Yes, this can be too much too! Even for the person you are praising! Because it rockets the expectations — or one can think that he or she is being expected to perform better and better.

Praise a motivated person, but do not create a celebrity. Everybody in the team should have an equal voice.

A harmony, and not competition is a prerequisite for a stable team.

Migrations, transitions and other challenging times are good chances for high-performer to be seen. Do not forget that people with a more steady pace are valuable employees too. They do not rush, but they can be more attentive to small and important details.

Outsourcing management responsibilities

External specialists are often invited to smoothen a transition. Coaches and consultants can look at the old problems with a fresh eye and bring rare knowledge in the team. They nevertheless cannot replace an official supervisor. The project still needs engagement from the permanent internal management.

If you let an external consultant to lead your team instead of you, your folks may become a company inside the company. They may lose a mental connection with your brand. And with you personally.

Semi-technical mistakes

You may choose a wrong platform to migrate to. Make sure that you are not going to spend next years customizing it. If the customization effort equals that needed to develop something from scratch, then you’ve picked the wrong solution.

You may choose a wrong business partner or consultancy to assist you in migration.

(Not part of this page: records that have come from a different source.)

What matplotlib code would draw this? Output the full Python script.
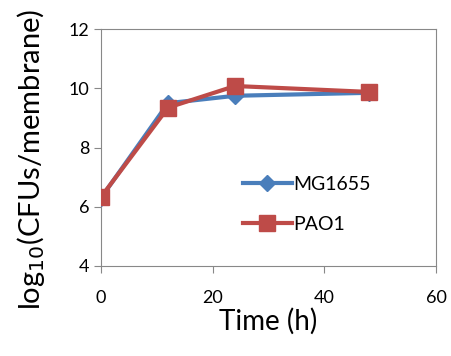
import matplotlib
matplotlib.use('Agg')
from matplotlib import pyplot as plt

plt.rcParams['font.family'] = ['Lato', 'DejaVu Sans']

time_h = [0, 12, 24, 48]
mg1655 = [6.3, 9.5, 9.75, 9.85]
pao1 = [6.33, 9.35, 10.08, 9.88]

fig = plt.figure(figsize=(4.51, 3.56), dpi=100)
ax = fig.add_axes([0.224, 0.253, 0.743, 0.665])

ax.plot(time_h, mg1655, color='#4A7EBB', lw=3, marker='D', ms=8,
        label='MG1655', zorder=3)
ax.plot(time_h, pao1, color='#BE4B48', lw=3, marker='s', ms=11,
        label='PAO1', zorder=4)

ax.set_xlim(0, 60)
ax.set_ylim(4, 12)
ax.set_xticks([0, 20, 40, 60])
ax.set_yticks([4, 6, 8, 10, 12])
for s in ax.spines.values():
    s.set_color('#888888')
ax.tick_params(colors='#888888', labelcolor='black', labelsize=13, length=5,
               direction='out')
ax.tick_params(axis='x', pad=12)
ax.set_xlabel('Time (h)', fontsize=20, labelpad=2)
ax.set_ylabel(r'log$_{10}$(CFUs/membrane)', fontsize=21)
ax.yaxis.set_label_coords(-0.16, 0.45)

ax.legend(loc='center left', bbox_to_anchor=(0.372, 0.26), frameon=False,
          fontsize=14, handlelength=2.5, handletextpad=0.1, labelspacing=1.2)

fig.savefig('out.png', dpi=100)
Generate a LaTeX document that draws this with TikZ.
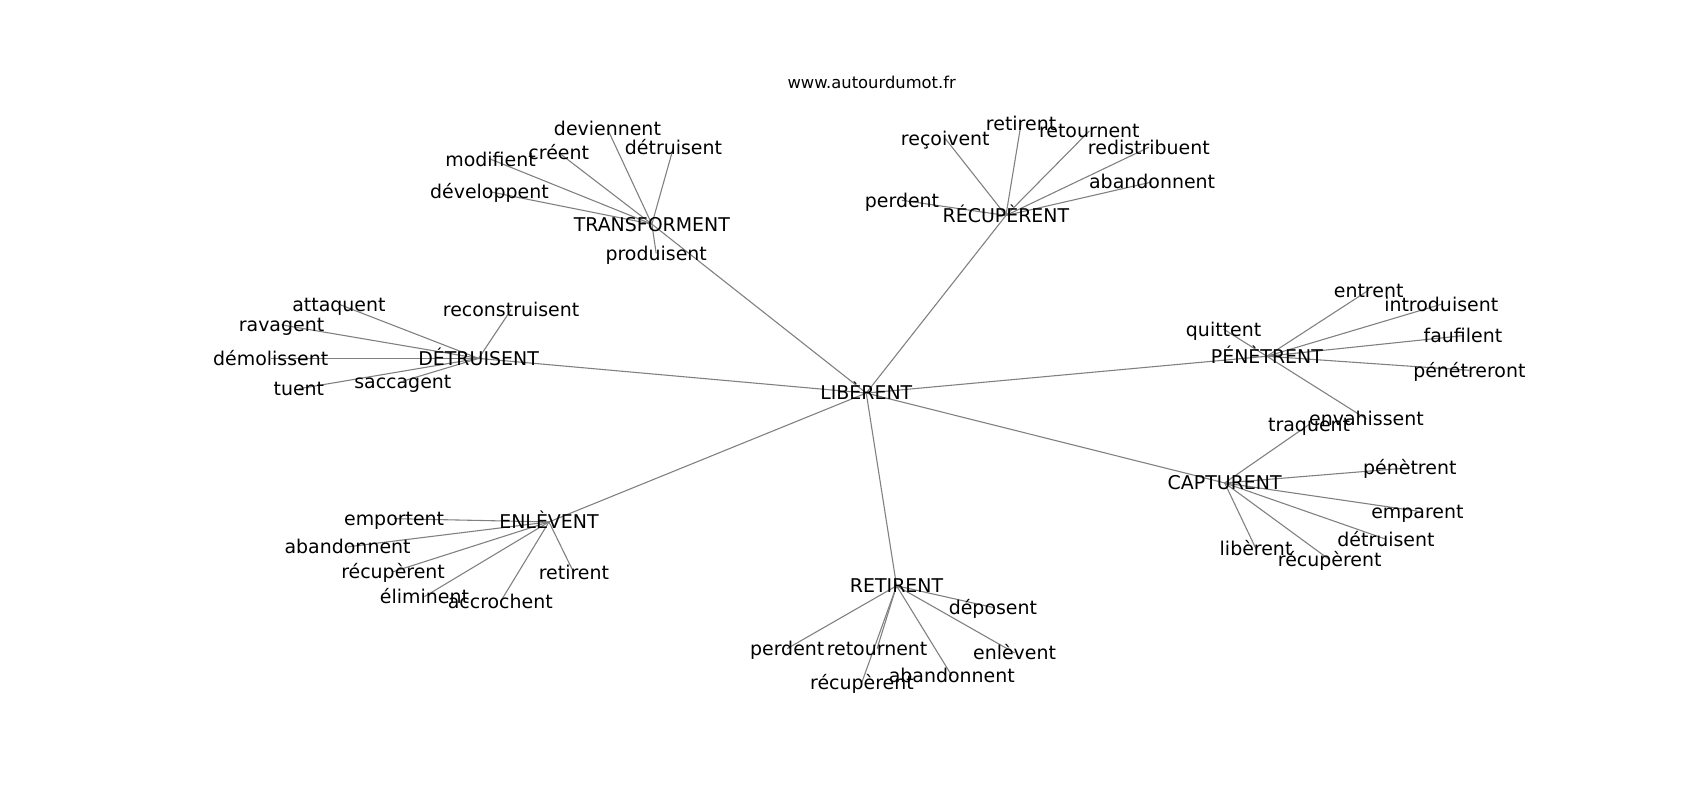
\documentclass[tikz,border=0pt]{standalone}
\usepackage{fontspec}
\setmainfont{DejaVu Sans}
\usetikzlibrary{backgrounds}
\newcommand\lblfont{\fontsize{17.5}{21}\selectfont}
\newcommand\ttlfont{\fontsize{15.1}{18}\selectfont}
\definecolor{edgegray}{RGB}{128,128,128}
\begin{document}
\begin{tikzpicture}[x=1pt,y=-1pt,
  lbl/.style={font=\lblfont, inner sep=0pt, text height=15.1pt, text depth=2.3pt},
  edge/.style={draw=edgegray, line width=1pt}]
\useasboundingbox (0,0) rectangle (1570,739);
\node[font=\ttlfont, inner sep=0pt, anchor=base] (title) at (805,81.5) {www.autourdumot.fr};
% hub
\node[lbl] (lib) at (800,363) {LIBÈRENT};
% TRANSFORMENT
\node[lbl] (tr) at (602,207) {TRANSFORMENT};
\node[lbl] (tr1) at (561,119) {deviennent};
\node[lbl] (tr2) at (622,136) {détruisent};
\node[lbl] (tr3) at (516,141) {créent};
\node[lbl] (tr4) at (453,147) {modifient};
\node[lbl] (tr5) at (452,177) {développent};
\node[lbl] (tr6) at (606,234) {produisent};
% RÉCUPÈRENT
\node[lbl] (rc) at (929,199) {RÉCUPÈRENT};
\node[lbl] (rc1) at (833,185) {perdent};
\node[lbl] (rc2) at (873,128) {reçoivent};
\node[lbl] (rc3) at (943,114) {retirent};
\node[lbl] (rc4) at (1006,121) {retournent};
\node[lbl] (rc5) at (1061,136) {redistribuent};
\node[lbl] (rc6) at (1064,168) {abandonnent};
% DÉTRUISENT
\node[lbl] (dt) at (442,331) {DÉTRUISENT};
\node[lbl] (dt1) at (313,281) {attaquent};
\node[lbl] (dt2) at (260,300) {ravagent};
\node[lbl] (dt3) at (250,331) {démolissent};
\node[lbl] (dt4) at (276,359) {tuent};
\node[lbl] (dt5) at (372,352) {saccagent};
\node[lbl] (dt6) at (472,286) {reconstruisent};
% PÉNÈTRENT
\node[lbl] (pn) at (1170,329) {PÉNÈTRENT};
\node[lbl] (pn1) at (1130,304) {quittent};
\node[lbl] (pn2) at (1264,268) {entrent};
\node[lbl] (pn3) at (1331,281) {introduisent};
\node[lbl] (pn4) at (1351,310) {faufilent};
\node[lbl] (pn5) at (1357,342) {pénétreront};
\node[lbl] (pn6) at (1262,387) {envahissent};
% CAPTURENT
\node[lbl] (cp) at (1131,446) {CAPTURENT};
\node[lbl] (cp1) at (1209,392) {traquent};
\node[lbl] (cp2) at (1302,432) {pénètrent};
\node[lbl] (cp3) at (1309,472) {emparent};
\node[lbl] (cp4) at (1280,498) {détruisent};
\node[lbl] (cp5) at (1160,507) {libèrent};
\node[lbl] (cp6) at (1228,517) {récupèrent};
% ENLÈVENT
\node[lbl] (en) at (507,482) {ENLÈVENT};
\node[lbl] (en1) at (364,479) {emportent};
\node[lbl] (en2) at (321,505) {abandonnent};
\node[lbl] (en3) at (363,528) {récupèrent};
\node[lbl] (en4) at (392,551) {éliminent};
\node[lbl] (en5) at (462,556) {accrochent};
\node[lbl] (en6) at (530,529) {retirent};
% RETIRENT
\node[lbl] (rt) at (828,541) {RETIRENT};
\node[lbl] (rt1) at (917,561) {déposent};
\node[lbl] (rt2) at (727,599) {perdent};
\node[lbl] (rt3) at (810,599) {retournent};
\node[lbl] (rt4) at (796,630) {récupèrent};
\node[lbl] (rt5) at (879,624) {abandonnent};
\node[lbl] (rt6) at (937,603) {enlèvent};
\begin{pgfonlayer}{background}
\fill[white] (0,0) rectangle (1570,739);
\foreach \n in {tr,rc,dt,pn,cp,en,rt} \draw[edge] (lib.center) -- (\n.center);
\foreach \n in {tr1,tr2,tr3,tr4,tr5,tr6} \draw[edge] (tr.center) -- (\n.center);
\foreach \n in {rc1,rc2,rc3,rc4,rc5,rc6} \draw[edge] (rc.center) -- (\n.center);
\foreach \n in {dt1,dt2,dt3,dt4,dt5,dt6} \draw[edge] (dt.center) -- (\n.center);
\foreach \n in {pn1,pn2,pn3,pn4,pn5,pn6} \draw[edge] (pn.center) -- (\n.center);
\foreach \n in {cp1,cp2,cp3,cp4,cp5,cp6} \draw[edge] (cp.center) -- (\n.center);
\foreach \n in {en1,en2,en3,en4,en5,en6} \draw[edge] (en.center) -- (\n.center);
\foreach \n in {rt1,rt2,rt3,rt4,rt5,rt6} \draw[edge] (rt.center) -- (\n.center);
\end{pgfonlayer}
\end{tikzpicture}
\end{document}
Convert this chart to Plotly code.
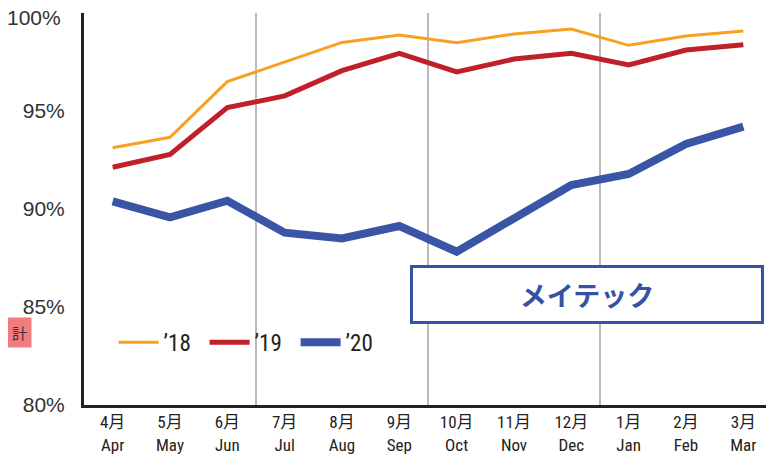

How do you notice that one of them or both are the case?

  • You are stuck in a hybrid migration running two systems at the same time.
  • Your employees have to repeat their to-dos in both systems.
  • The old system can do more than the new one.
  • Nobody knows which system reports correct KPIs.
  • The provider of your new platform released so many updates in the meanwhile that you are actually migrating to something totally different from your plan.
  • The new platform retires features as easy as falling off a log.
  • Nobody remembers why the new system was chosen.
  • etc. …

Migrate or not migrate?

Sometimes, the old provider just announces that he is taking his service off the market. So, you do not really look for an improvement, but just want to keep your business going.

In any other case, really, follow the old idiom about never touching a running system. Remember, that your employees have got accustomed to all the quirks and workarounds. A new system will also have shortages and weaknesses. Most of them you will first learn during the migration.